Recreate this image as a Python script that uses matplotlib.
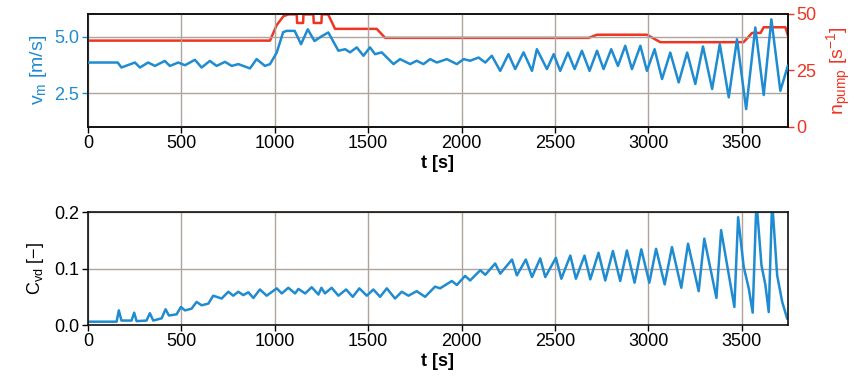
import matplotlib
matplotlib.use("Agg")
import matplotlib.pyplot as plt

plt.rcParams['font.family'] = ['Liberation Sans', 'DejaVu Sans']
plt.rcParams['mathtext.fontset'] = 'custom'
plt.rcParams['mathtext.rm'] = 'Liberation Sans'
plt.rcParams['mathtext.it'] = 'Liberation Sans:italic'
plt.rcParams['mathtext.bf'] = 'Liberation Sans:bold'

# mean velocity v_m [m/s]
t_vm = [0, 160, 180, 252, 279, 323, 359, 412, 439, 484,
        520, 573, 609, 653, 689, 734, 770, 805, 868, 903,
        948, 975, 1011, 1045, 1063, 1107, 1141, 1177, 1213, 1249,
        1287, 1341, 1377, 1403, 1439, 1475, 1510, 1537, 1573, 1636,
        1671, 1725, 1760, 1796, 1832, 1868, 1921, 1975, 2011, 2046,
        2091, 2127, 2162, 2207, 2251, 2287, 2332, 2377, 2403, 2457,
        2493, 2528, 2569, 2605, 2644, 2685, 2725, 2760, 2801, 2837,
        2876, 2912, 2957, 2992, 3033, 3073, 3117, 3162, 3207, 3251,
        3292, 3341, 3382, 3430, 3474, 3523, 3572, 3617, 3658, 3706,
        3746]
vm = [3.85, 3.85, 3.63, 3.85, 3.63, 3.85, 3.70, 3.92, 3.70, 3.85,
      3.73, 3.97, 3.63, 3.92, 3.70, 3.88, 3.70, 3.78, 3.59, 4.00,
      3.70, 3.78, 4.29, 5.19, 5.25, 5.25, 4.66, 5.32, 4.80, 5.00,
      5.18, 4.37, 4.44, 4.30, 4.52, 4.15, 4.52, 4.22, 4.30, 3.78,
      4.00, 3.78, 3.93, 3.78, 4.00, 3.85, 4.00, 3.78, 4.00, 3.93,
      4.07, 3.85, 4.15, 3.48, 4.22, 3.56, 4.30, 3.48, 4.44, 3.56,
      4.22, 3.48, 4.29, 3.56, 4.37, 3.48, 4.37, 3.56, 4.44, 3.70,
      4.59, 3.56, 4.59, 3.48, 4.44, 3.12, 4.29, 2.97, 4.29, 2.90,
      4.56, 2.68, 4.66, 2.31, 4.88, 1.79, 5.40, 2.41, 5.76, 2.60,
      3.70]

# pump speed n_pump [1/s]
t_pump = [0, 975, 1011, 1047, 1074, 1118, 1120, 1152, 1154, 1207,
          1209, 1250, 1252, 1286, 1323, 1546, 1591, 2680, 2725, 2992,
          3064, 3509, 3555, 3600, 3617, 3733, 3746]
npump = [38.2, 38.2, 45.1, 49.0, 49.8, 49.8, 46.0, 46.0, 49.8, 49.8,
         46.0, 46.0, 49.8, 49.8, 43.4, 43.4, 39.4, 39.4, 40.8, 40.8,
         37.5, 37.5, 41.6, 41.6, 44.1, 44.1, 40.7]

# volume concentration C_vd [-]
t_cvd = [0, 154, 166, 180, 234, 248, 261, 314, 332, 350,
         395, 416, 434, 475, 498, 520, 555, 582, 609, 645,
         671, 716, 752, 778, 805, 832, 859, 886, 921, 957,
         1011, 1038, 1073, 1109, 1127, 1163, 1198, 1234, 1250, 1269,
         1305, 1341, 1382, 1418, 1453, 1493, 1528, 1564, 1600, 1644,
         1680, 1716, 1760, 1805, 1858, 1885, 1948, 1975, 2019, 2046,
         2100, 2127, 2180, 2207, 2270, 2296, 2344, 2377, 2421, 2448,
         2505, 2534, 2582, 2612, 2658, 2689, 2733, 2769, 2810, 2849,
         2885, 2926, 2962, 3005, 3041, 3087, 3126, 3176, 3212, 3269,
         3299, 3364, 3389, 3460, 3480, 3510, 3537, 3558, 3578, 3605,
         3626, 3644, 3662, 3689, 3716, 3742]
cvd = [0.006, 0.006, 0.026, 0.008, 0.008, 0.022, 0.007, 0.008, 0.021, 0.008,
       0.012, 0.028, 0.017, 0.019, 0.032, 0.026, 0.029, 0.041, 0.035, 0.038,
       0.052, 0.047, 0.059, 0.052, 0.059, 0.053, 0.058, 0.048, 0.063, 0.052,
       0.065, 0.056, 0.066, 0.056, 0.064, 0.056, 0.067, 0.054, 0.066, 0.056,
       0.066, 0.052, 0.063, 0.050, 0.065, 0.052, 0.063, 0.050, 0.065, 0.047,
       0.059, 0.052, 0.060, 0.050, 0.068, 0.065, 0.078, 0.071, 0.087, 0.079,
       0.097, 0.089, 0.109, 0.091, 0.116, 0.088, 0.116, 0.085, 0.118, 0.085,
       0.119, 0.082, 0.123, 0.082, 0.123, 0.081, 0.128, 0.079, 0.131, 0.078,
       0.132, 0.075, 0.134, 0.075, 0.135, 0.072, 0.138, 0.066, 0.144, 0.060,
       0.153, 0.048, 0.168, 0.032, 0.191, 0.103, 0.065, 0.022, 0.220, 0.106,
       0.071, 0.023, 0.220, 0.088, 0.041, 0.012]

xticks = [0, 500, 1000, 1500, 2000, 2500, 3000, 3500]

blue = '#1f8bd0'
red = '#ee3524'
gridc = '#ada49d'
fs = 13

fig = plt.figure(figsize=(8.61, 3.87), dpi=100)
ax1 = fig.add_axes([0.102, 0.672, 0.813, 0.292])
ax2 = ax1.twinx()
ax3 = fig.add_axes([0.102, 0.160, 0.813, 0.292])

ax1.plot(t_vm, vm, color=blue, lw=1.8, zorder=3, solid_joinstyle='round')
ax2.plot(t_pump, npump, color=red, lw=1.8)
ax3.plot(t_cvd, cvd, color=blue, lw=1.8, solid_joinstyle='round')

ax1.set_xlim(0, 3746)
ax1.set_ylim(1.0, 6.0)
ax1.set_yticks([2.5, 5.0])
ax1.set_yticklabels(['2.5', '5.0'])
ax2.set_ylim(0, 50)
ax2.set_yticks([0, 25, 50])
ax3.set_xlim(0, 3746)
ax3.set_ylim(0, 0.2)
ax3.set_yticks([0.0, 0.1, 0.2])
ax3.set_yticklabels(['0.0', '0.1', '0.2'])

for ax in (ax1, ax3):
    ax.set_xticks(xticks)
    ax.grid(True, color=gridc, lw=1)
    ax.set_axisbelow(True)
    ax.set_xlabel('t [s]', fontsize=fs, fontweight='bold', labelpad=2)
    ax.tick_params(labelsize=fs, direction='out', length=4, width=1, pad=2)

for ax in (ax1, ax2, ax3):
    for s in ax.spines.values():
        s.set_linewidth(1.2)
        s.set_color('#111111')

# keep the red line over the grid but under blue
ax1.set_zorder(ax2.get_zorder() + 1)
ax1.patch.set_visible(False)

ax1.tick_params(axis='y', colors=blue, labelcolor=blue)
ax1.set_ylabel('v$_\\mathrm{m}$ [m/s]', color=blue, fontsize=fs + 1, labelpad=4)
ax2.tick_params(axis='y', labelsize=fs, colors=red, labelcolor=red,
                direction='out', length=4, width=1, pad=2)
ax2.set_ylabel('n$_\\mathrm{pump}$ [s$^{-1}$]', color=red, fontsize=fs + 1, labelpad=6)
ax3.set_ylabel('C$_\\mathrm{vd}$ [\u2212]', fontsize=fs, labelpad=6)

fig.savefig('out.png', dpi=100)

+ + +

Leave out the pictures, then repeat the listing above exactly from its first line to the line with "plt.rcParams['mathtext.bf'] = 'Liberation", inclusive.

Recreate this image as a Python script that uses matplotlib.
import matplotlib
matplotlib.use("Agg")
import matplotlib.pyplot as plt

plt.rcParams['font.family'] = ['Liberation Sans', 'DejaVu Sans']
plt.rcParams['mathtext.fontset'] = 'custom'
plt.rcParams['mathtext.rm'] = 'Liberation Sans'
plt.rcParams['mathtext.it'] = 'Liberation Sans:italic'
plt.rcParams['mathtext.bf'] = 'Liberation Sans:bold'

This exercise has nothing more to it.